Are the PI and IIR LPF filters equivalent?
A PI filter is an IIR LPF, but a low-pass filter is more general. So -- no.
Is my understanding of this "modified" PLL structure correct?
I can't tell, but I think you're lacking in the understanding of closed-loop control systems.
Should the IIR filter work in this case?
Maybe, but it depends on your circumstance. Probably not if you're using a low-pass filter and my understanding of what you're doing is correct.
As you've written it, your PLL doesn't have a numerically-controlled oscillator, per se. Instead, the output of your loop filter is just a phase ($\phi$).
So there's no implicit integrators in the loop (typically an NCO is modeled as having the action $\phi(t) = \int \omega(t) dt$). That means that you have a type zero loop (no naked integrators).
A type zero loop will track a phase offset with some offset error. You can reduce this error by increasing the loop gain, but you cannot eliminate it.
If there's a frequency offset between your source and your receiver -- which there will be unless they're synchronized with each other -- then your phase offset will always be trending in one direction or another. Basically, your phase will be a ramp.
A type zero loop has an infinite offset error in the presence of a ramp. This is because in order to generate a phase offset, it needs some real phase error. In the case of your PLL, where the phase is modulo $2\pi$, this means that the phase error will ramp up to $\pm \pi$, then snap to $\mp pi$, then repeat. You'll have continual glitches.

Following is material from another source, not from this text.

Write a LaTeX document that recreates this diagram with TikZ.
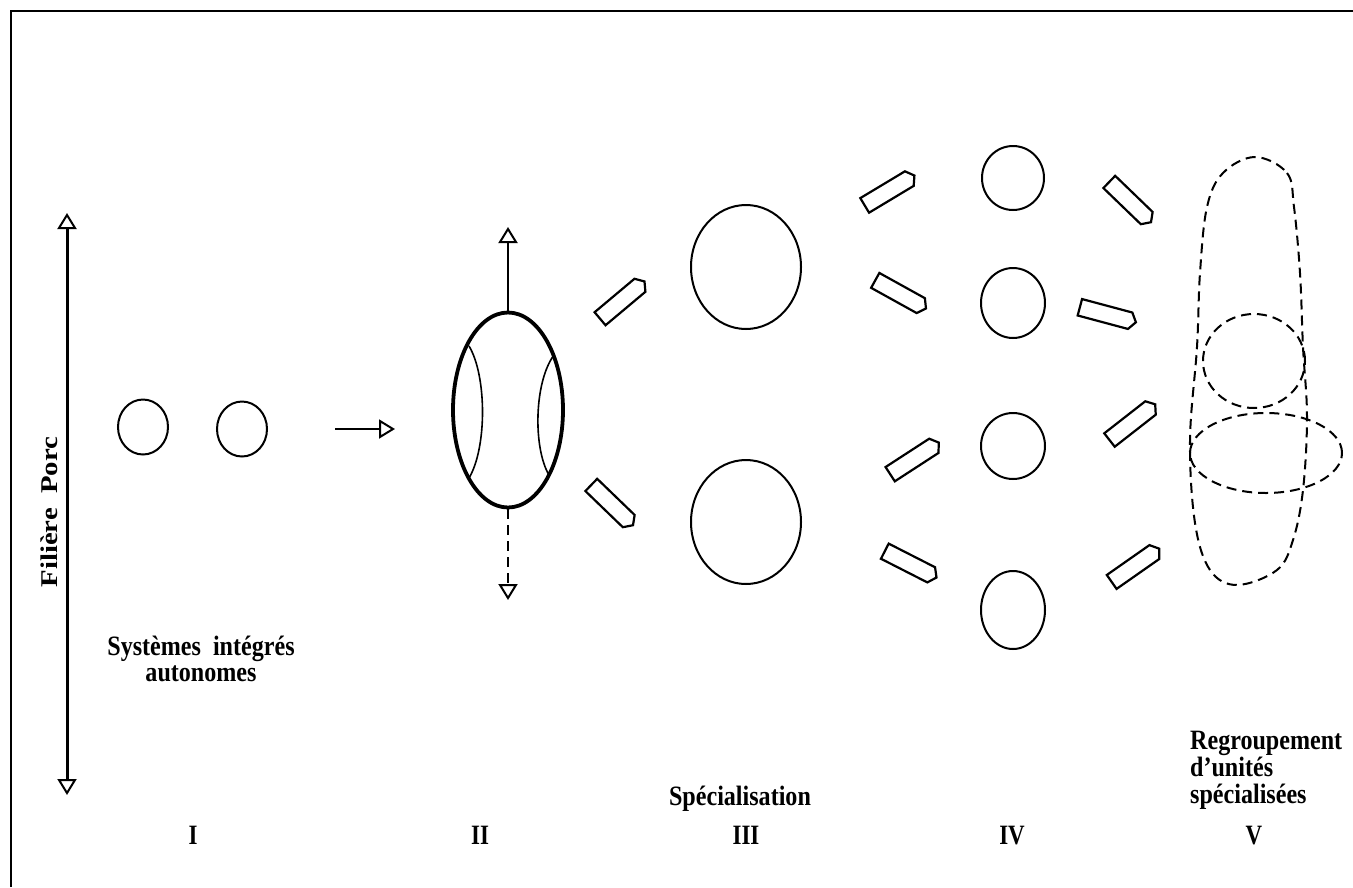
\documentclass[tikz,border=0pt]{standalone}
\usepackage{fontspec}
\setmainfont{Liberation Serif}
\usetikzlibrary{arrows.meta,shapes.geometric,shapes.arrows}

\tikzset{
  frameline/.style={line width=2.5pt},
  openhead/.style={-{Triangle[open,length=16pt,width=19pt,line width=2pt]}},
  twohead/.style={{Triangle[open,length=16pt,width=19pt,line width=2pt]}-{Triangle[open,length=16pt,width=19pt,line width=2pt]}},
  unit/.style={draw,ellipse,line width=2pt,inner sep=0pt},
  dashunit/.style={draw,ellipse,line width=2pt,inner sep=0pt,dash pattern=on 10pt off 6pt},
  blockarrow/.style={draw,single arrow,line width=2.2pt,inner sep=0pt,
    minimum height=58pt,minimum width=17pt,
    single arrow head extend=0pt,single arrow tip angle=110},
  lbl/.style={font=\bfseries\fontsize{28}{28}\selectfont,inner sep=0pt,xscale=0.86},
  numeral/.style={font=\bfseries\fontsize{28}{28}\selectfont,inner sep=0pt,xscale=0.82,anchor=base}
}

\begin{document}
\begin{tikzpicture}[x=1pt,y=-1pt]
\useasboundingbox (0,0) rectangle (1353,887);

% outer frame (top and left edges)
\draw[frameline] (11,887) -- (11,11) -- (1353,11);

% vertical axis of the chain
\coordinate (axtop) at (67,213);
\coordinate (axbot) at (67,795);
\draw[twohead,line width=3pt] (axtop) -- (axbot);
\node[font=\bfseries\fontsize{24}{24}\selectfont,inner sep=0pt,rotate=90] (axis) at (49,512)
  {\scalebox{1.2}[1]{Filière\ \ Porc}};

% stage I: two autonomous units
\node[unit,minimum width=50pt,minimum height=55pt] (i1) at (143,427) {};
\node[unit,minimum width=50pt,minimum height=55pt] (i2) at (242,429) {};
\coordinate (ia) at (335,429);
\coordinate (ib) at (395,429);
\draw[openhead,line width=2.5pt] (ia) -- (ib);

% stage II: integrated unit
\node[draw,ellipse,line width=3.8pt,inner sep=0pt,minimum width=110pt,minimum height=195pt] (ii) at (508,410) {};
\draw[line width=1.6pt] (469,346) .. controls (487,376) and (487,448) .. (469,478);
\draw[line width=1.6pt] (554,355) .. controls (534,382) and (533,448) .. (549,475);
\coordinate (iiup) at (508,227);
\coordinate (iidown) at (508,600);
\draw[openhead,line width=2pt] (ii.north) -- (iiup);
\draw[openhead,line width=2pt,dash pattern=on 10pt off 6pt] (ii.south) -- (iidown);

% block arrows II -> III
\node[blockarrow,rotate=40] (b1) at (620,302) {};
\node[blockarrow,rotate=-44] (b2) at (610,503) {};

% stage III: specialised units
\node[unit,minimum width=110pt,minimum height=124pt] (iii1) at (746,267) {};
\node[unit,minimum width=110pt,minimum height=124pt] (iii2) at (746,522) {};

% block arrows III -> IV
\node[blockarrow,rotate=31] (b3) at (887,192) {};
\node[blockarrow,rotate=-29] (b4) at (898,293) {};
\node[blockarrow,rotate=33] (b5) at (912,460) {};
\node[blockarrow,rotate=-27] (b6) at (908,563) {};

% stage IV: four units
\node[unit,minimum width=62pt,minimum height=64pt] (iv1) at (1013,178) {};
\node[unit,minimum width=64pt,minimum height=70pt] (iv2) at (1013,303) {};
\node[unit,minimum width=64pt,minimum height=66pt] (iv3) at (1013,446) {};
\node[unit,minimum width=64pt,minimum height=78pt] (iv4) at (1013,610) {};

% block arrows IV -> V
\node[blockarrow,rotate=-44] (b7) at (1128,200) {};
\node[blockarrow,rotate=-15] (b8) at (1105,314) {};
\node[blockarrow,rotate=38] (b9) at (1130,424) {};
\node[blockarrow,rotate=35] (b10) at (1133,567) {};

% stage V: grouping of specialised units
\draw[line width=2pt,dash pattern=on 10pt off 6pt] plot[smooth cycle,tension=0.6] coordinates {
  (1255,157) (1287,173) (1294,207) (1300,273) (1303,347) (1307,417) (1303,490)
  (1293,540) (1277,570) (1237,585) (1210,570) (1195,523) (1190,440) (1197,347)
  (1200,273) (1207,207) (1223,173)};
\node[dashunit,minimum width=102pt,minimum height=94pt] (v1) at (1254,361) {};
\node[dashunit,minimum width=152pt,minimum height=80pt] (v2) at (1266,453) {};

% captions
\node[lbl,anchor=base] (capIa) at (201,655) {Systèmes\ \ intégrés};
\node[lbl,anchor=base] (capIb) at (201,681) {autonomes};
\node[lbl,anchor=base] (capIII) at (740,805) {Spécialisation};
\node[lbl,anchor=base west] (capVa) at (1190,749) {Regroupement};
\node[lbl,anchor=base west] (capVb) at (1190,776) {d’unités};
\node[lbl,anchor=base west] (capVc) at (1190,803) {spécialisées};

% stage numerals
\node[numeral] (nI) at (193,844) {I};
\node[numeral] (nII) at (480,844) {II};
\node[numeral] (nIII) at (746,844) {III};
\node[numeral] (nIV) at (1012,844) {IV};
\node[numeral] (nV) at (1254,844) {V};
\end{tikzpicture}
\end{document}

If you use a PI filter, your loop becomes a type one loop (the "type" of a control loop is the number of pure integrators in the loop). In this case, your loop will track the frequency offset. The defining characteristic of a type 1 loop is that offset errors will be zeroed out, but its response to a ramp error is a constant offset error.
The loop that you've described may work well with a PI loop filter (or a PI + lowpass). The integrator will acquire the frequency offset, and the loop will settle out to some finite offset phase proportional to the frequency offset between transmitter and receiver. More integrator gain will reduce this offset, but not eliminate it.
This may work well if your frequency offset is small compared to the highest integrator you can attain with good loop stability.
Typical phase locked-loops for radio applications use at least a type two loop -- in analog circuits, one integrator is in the VCO, in a digital PLL that follows analog topology, the NCO will provide that function. Then the VCO or NCO is fed by a PI filter, which provides a second integrator.
Such a type two loop will be able to have zero phase error in the presence of a constant frequency error, regardless of how large this frequency error is.
It goes on -- if you want to track a satellite through doppler shift you may want a type three loop, but that's getting pretty specialized.
Bottom line -- your LPF won't work unless your receiver and transmitter are synchronized in frequency, and only have a small phase error. A PI filter will work as long as you only have a small frequency error. A pair of cascaded PI filters (or a filter that implements a proportional, integral, and double integral) will track arbitrarily large frequency errors, as long as the frequency error doesn't change too fast.